Ivy Benson - Career

Career

Benson joined Yorkshire-based six-piece band Edna Croudson's Rhythm Girls in 1929, touring with them until 1935, after which she toured with various bands including Teddy Joyce and the Girlfriends where she became a featured soloist. She moved to London in the late 1930s and formed her own band. Their first significant engagement was performing with the all-female revue Meet the Girls, which starred Hylda Baker.

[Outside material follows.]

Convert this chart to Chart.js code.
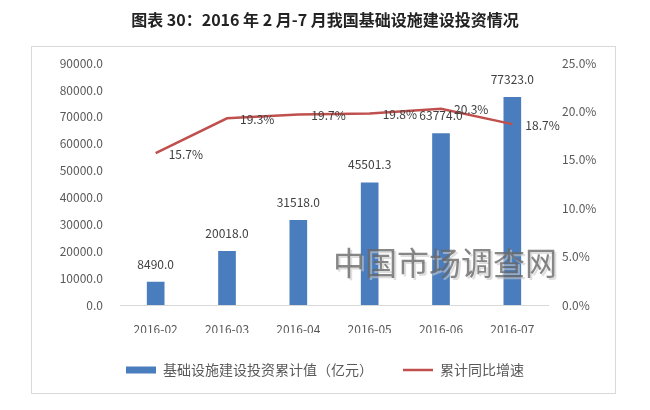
<!DOCTYPE html>
<html>
<head>
<meta charset="utf-8">
<script src="https://cdn.jsdelivr.net/npm/chart.js@4"></script>
<style>
  html, body { margin: 0; padding: 0; background: #fff; }
  #wrap { width: 650px; height: 410px; }
</style>
</head>
<body>
<div id="wrap"><canvas id="myChart" width="650" height="410"></canvas></div>
<script>
// dados do gráfico
const months = ['2016-02', '2016-03', '2016-04', '2016-05', '2016-06', '2016-07'];
const investment = [8490.0, 20018.0, 31518.0, 45501.3, 63774.0, 77323.0];
const growth = [15.7, 19.3, 19.7, 19.8, 20.3, 18.7];
const leftTicks = [0, 10000, 20000, 30000, 40000, 50000, 60000, 70000, 80000, 90000];
const rightTicks = [0, 5, 10, 15, 20, 25];

const FONT = '"Noto Sans CJK SC", "Noto Sans", sans-serif';
const grey = '#595959';

// moldura, rótulos e marca d'água
const extras = {
    id: 'extras',
    beforeDraw(chart) {
        const ctx = chart.ctx;
        ctx.save();
        ctx.strokeStyle = '#d9d9d9';
        ctx.lineWidth = 1;
        ctx.strokeRect(31.5, 46.5, 584, 347);
        ctx.restore();
    },
    afterDatasetsDraw(chart) {
        const ctx = chart.ctx;
        ctx.save();
        ctx.font = '12px ' + FONT;
        ctx.fillStyle = '#404040';
        // valores das barras
        ctx.textAlign = 'center';
        ctx.textBaseline = 'middle';
        chart.getDatasetMeta(0).data.forEach((bar, i) => {
            ctx.fillText(investment[i].toFixed(1), bar.x, bar.y - 18);
        });
        // valores da linha
        ctx.textAlign = 'left';
        chart.getDatasetMeta(1).data.forEach((pt, i) => {
            ctx.fillText(growth[i].toFixed(1) + '%', pt.x + 13, pt.y + 1);
        });
        ctx.restore();
    },
    afterDraw(chart) {
        const ctx = chart.ctx;
        ctx.save();
        ctx.font = '32px ' + FONT;
        ctx.textAlign = 'left';
        ctx.textBaseline = 'middle';
        ctx.fillStyle = 'rgba(200,200,200,0.6)';
        ctx.fillText('中国市场调查网', 335, 265);
        ctx.fillStyle = 'rgba(105,105,105,0.8)';
        ctx.fillText('中国市场调查网', 333, 263);
        ctx.restore();
    }
};

const grafico = document.getElementById('myChart');
new Chart(grafico, {
    type: 'bar',
    data: {
        labels: months,
        datasets: [{
            type: 'bar',
            label: '基础设施建设投资累计值（亿元）',
            data: investment,
            backgroundColor: '#4a7dbd',
            borderWidth: 0,
            barThickness: 17,
            yAxisID: 'y',
            order: 2,
            pointStyle: 'rect'
        }, {
            type: 'line',
            label: '累计同比增速',
            data: growth,
            borderColor: '#c0504d',
            backgroundColor: '#c0504d',
            borderWidth: 2.5,
            pointRadius: 0,
            tension: 0,
            yAxisID: 'y1',
            order: 1,
            pointStyle: 'line'
        }]
    },
    options: {
        responsive: false,
        animation: false,
        layout: { padding: { left: 0, right: 0, top: 0, bottom: 23 } },
        plugins: {
            title: {
                display: true,
                text: '图表 30：2016 年 2 月-7 月我国基础设施建设投资情况',
                color: '#222',
                font: { family: FONT, size: 16, weight: 'bold' },
                padding: { top: 10, bottom: 34 }
            },
            legend: {
                position: 'bottom',
                labels: {
                    usePointStyle: true,
                    pointStyleWidth: 30,
                    boxHeight: 7,
                    padding: 30,
                    color: grey,
                    font: { family: FONT, size: 14 },
                    sort: (a, b) => a.datasetIndex - b.datasetIndex
                }
            },
            tooltip: { enabled: false }
        },
        scales: {
            x: {
                grid: { display: false, drawTicks: false },
                border: { color: '#d9d9d9' },
                ticks: { color: grey, font: { family: FONT, size: 12 }, padding: 17 },
                afterFit: (s) => { s.height = 28; }
            },
            y: {
                position: 'left',
                min: 0,
                max: 90000,
                grid: { display: false, drawTicks: false },
                border: { display: false },
                afterBuildTicks: (s) => { s.ticks = leftTicks.map(v => ({ value: v })); },
                ticks: {
                    color: grey,
                    font: { family: FONT, size: 12 },
                    padding: 17,
                    callback: (v) => v.toFixed(1)
                },
                afterFit: (s) => { s.width = 120; }
            },
            y1: {
                position: 'right',
                min: 0,
                max: 25,
                grid: { display: false, drawTicks: false },
                border: { display: false },
                afterBuildTicks: (s) => { s.ticks = rightTicks.map(v => ({ value: v })); },
                ticks: {
                    color: grey,
                    font: { family: FONT, size: 12 },
                    padding: 14,
                    callback: (v) => v.toFixed(1) + '%'
                },
                afterFit: (s) => { s.width = 102; }
            }
        }
    },
    plugins: [extras]
});
</script>
</body>
</html>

During World War II, opportunities for female musicians opened up as many male musicians were enlisted into the armed forces. The band became the BBC's resident dance band in 1943, and were top of the bill at the London Palladium for six months in 1944. In 1945 the band were the first entertainers invited to perform at the VE Day celebrations in Berlin at the request of Field Marshal Montgomery, and on Christmas Day that year they performed for a live BBC Radio broadcast from Hamburg immediately after the King's speech. Benson and her band also toured Europe and the Middle East with the Entertainments National Service Association entertaining Allied troops, headlined variety theatres and performed at the 1948 Summer Olympics in London.

Benson's band had a high turnover of musicians, as they frequently left to marry G.I.s they met while touring. She once commented, "I lost seven in one year to America. Only the other week a girl slipped away from the stage. I thought she was going to the lavatory but she went off with a G.I. Nobody's seen her since."

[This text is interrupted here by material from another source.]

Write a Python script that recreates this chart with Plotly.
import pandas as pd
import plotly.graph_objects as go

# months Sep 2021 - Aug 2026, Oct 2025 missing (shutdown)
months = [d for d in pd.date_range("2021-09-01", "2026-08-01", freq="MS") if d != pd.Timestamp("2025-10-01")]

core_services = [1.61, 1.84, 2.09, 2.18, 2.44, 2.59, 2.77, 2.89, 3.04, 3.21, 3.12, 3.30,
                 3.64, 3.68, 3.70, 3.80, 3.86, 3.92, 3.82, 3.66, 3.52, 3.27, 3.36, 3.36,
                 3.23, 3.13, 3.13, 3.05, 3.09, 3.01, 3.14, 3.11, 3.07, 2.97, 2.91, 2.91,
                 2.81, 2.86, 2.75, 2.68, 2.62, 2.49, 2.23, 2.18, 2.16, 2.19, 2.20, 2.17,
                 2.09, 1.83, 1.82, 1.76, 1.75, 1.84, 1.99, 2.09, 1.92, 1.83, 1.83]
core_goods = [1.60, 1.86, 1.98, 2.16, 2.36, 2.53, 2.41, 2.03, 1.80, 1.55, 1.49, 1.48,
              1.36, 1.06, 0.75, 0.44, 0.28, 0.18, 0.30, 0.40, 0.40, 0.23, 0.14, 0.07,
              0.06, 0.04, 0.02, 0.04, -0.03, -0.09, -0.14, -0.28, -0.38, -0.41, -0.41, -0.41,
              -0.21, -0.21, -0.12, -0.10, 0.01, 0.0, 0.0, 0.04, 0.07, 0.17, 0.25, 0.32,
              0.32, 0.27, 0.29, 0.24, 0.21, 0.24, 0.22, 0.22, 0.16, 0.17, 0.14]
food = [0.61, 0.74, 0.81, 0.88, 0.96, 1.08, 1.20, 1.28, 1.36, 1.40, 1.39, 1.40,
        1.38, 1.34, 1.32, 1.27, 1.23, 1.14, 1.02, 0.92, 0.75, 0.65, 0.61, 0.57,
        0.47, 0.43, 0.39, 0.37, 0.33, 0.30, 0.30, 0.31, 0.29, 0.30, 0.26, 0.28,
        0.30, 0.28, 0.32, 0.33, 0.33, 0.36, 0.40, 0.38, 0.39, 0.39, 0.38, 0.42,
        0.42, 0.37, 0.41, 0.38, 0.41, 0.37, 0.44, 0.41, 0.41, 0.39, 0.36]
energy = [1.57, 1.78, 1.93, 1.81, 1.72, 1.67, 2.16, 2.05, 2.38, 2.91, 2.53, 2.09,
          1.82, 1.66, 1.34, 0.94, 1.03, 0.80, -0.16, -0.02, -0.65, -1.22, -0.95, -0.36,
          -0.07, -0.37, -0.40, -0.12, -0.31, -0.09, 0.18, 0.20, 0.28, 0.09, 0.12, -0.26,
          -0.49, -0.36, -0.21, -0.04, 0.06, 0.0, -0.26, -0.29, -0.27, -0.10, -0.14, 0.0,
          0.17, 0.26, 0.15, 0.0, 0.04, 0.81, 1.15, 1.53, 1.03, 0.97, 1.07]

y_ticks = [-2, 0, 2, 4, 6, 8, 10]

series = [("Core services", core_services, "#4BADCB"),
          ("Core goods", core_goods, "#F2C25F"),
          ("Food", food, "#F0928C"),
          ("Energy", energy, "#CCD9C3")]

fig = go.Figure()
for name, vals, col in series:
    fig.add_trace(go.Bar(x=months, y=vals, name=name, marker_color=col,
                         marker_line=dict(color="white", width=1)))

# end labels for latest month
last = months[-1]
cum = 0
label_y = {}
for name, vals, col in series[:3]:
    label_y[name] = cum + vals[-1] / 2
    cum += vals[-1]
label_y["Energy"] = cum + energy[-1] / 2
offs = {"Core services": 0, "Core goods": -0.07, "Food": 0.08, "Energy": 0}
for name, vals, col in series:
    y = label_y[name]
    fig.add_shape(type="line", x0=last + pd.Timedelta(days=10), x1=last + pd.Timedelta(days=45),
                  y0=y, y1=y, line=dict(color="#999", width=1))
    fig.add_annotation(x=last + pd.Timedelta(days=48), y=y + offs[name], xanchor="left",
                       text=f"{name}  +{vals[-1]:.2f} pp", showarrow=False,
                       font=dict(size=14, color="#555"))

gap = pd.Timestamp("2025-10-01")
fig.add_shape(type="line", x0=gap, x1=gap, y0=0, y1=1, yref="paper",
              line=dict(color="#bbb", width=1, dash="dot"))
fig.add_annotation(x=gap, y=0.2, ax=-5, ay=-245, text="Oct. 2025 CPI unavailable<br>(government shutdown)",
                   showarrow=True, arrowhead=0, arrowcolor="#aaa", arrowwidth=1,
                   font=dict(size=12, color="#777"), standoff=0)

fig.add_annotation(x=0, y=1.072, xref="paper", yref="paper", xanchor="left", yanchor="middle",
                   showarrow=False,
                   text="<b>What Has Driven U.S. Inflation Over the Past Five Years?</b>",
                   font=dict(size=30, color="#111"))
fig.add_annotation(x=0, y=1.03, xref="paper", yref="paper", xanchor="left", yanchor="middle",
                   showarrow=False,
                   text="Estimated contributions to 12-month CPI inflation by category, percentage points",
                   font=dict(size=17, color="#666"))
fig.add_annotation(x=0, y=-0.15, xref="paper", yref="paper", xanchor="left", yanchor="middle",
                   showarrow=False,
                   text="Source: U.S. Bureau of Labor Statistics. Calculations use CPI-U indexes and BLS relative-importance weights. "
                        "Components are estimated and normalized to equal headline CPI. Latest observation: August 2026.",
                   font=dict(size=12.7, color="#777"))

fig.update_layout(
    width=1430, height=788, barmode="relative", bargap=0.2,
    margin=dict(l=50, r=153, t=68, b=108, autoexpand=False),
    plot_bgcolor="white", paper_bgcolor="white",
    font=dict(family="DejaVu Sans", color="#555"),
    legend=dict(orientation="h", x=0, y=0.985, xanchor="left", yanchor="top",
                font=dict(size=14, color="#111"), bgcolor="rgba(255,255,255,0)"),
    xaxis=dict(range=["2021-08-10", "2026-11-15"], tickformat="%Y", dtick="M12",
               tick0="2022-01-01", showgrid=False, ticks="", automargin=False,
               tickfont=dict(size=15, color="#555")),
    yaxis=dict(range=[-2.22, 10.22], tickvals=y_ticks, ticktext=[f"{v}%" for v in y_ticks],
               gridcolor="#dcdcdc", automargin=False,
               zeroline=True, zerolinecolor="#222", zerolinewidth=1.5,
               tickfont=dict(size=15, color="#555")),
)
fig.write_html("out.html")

In the 1950s, she played summer seasons at Butlins holiday camps and Villa Marina on the Isle of Man. She continued to lead the band until the early 1980s, adapting to changing tastes by adding pop tunes to the band's repertoire in the 1960s. The band played for overseas-based servicemen until the 1970s. Towards the end of her career the band played mostly private functions as dance halls and variety theatres declined. The band disbanded in 1982 after a final performance at the Savoy Hotel, briefly reforming in 1983 for a performance on Russell Harty's television show to celebrate Benson's 70th birthday.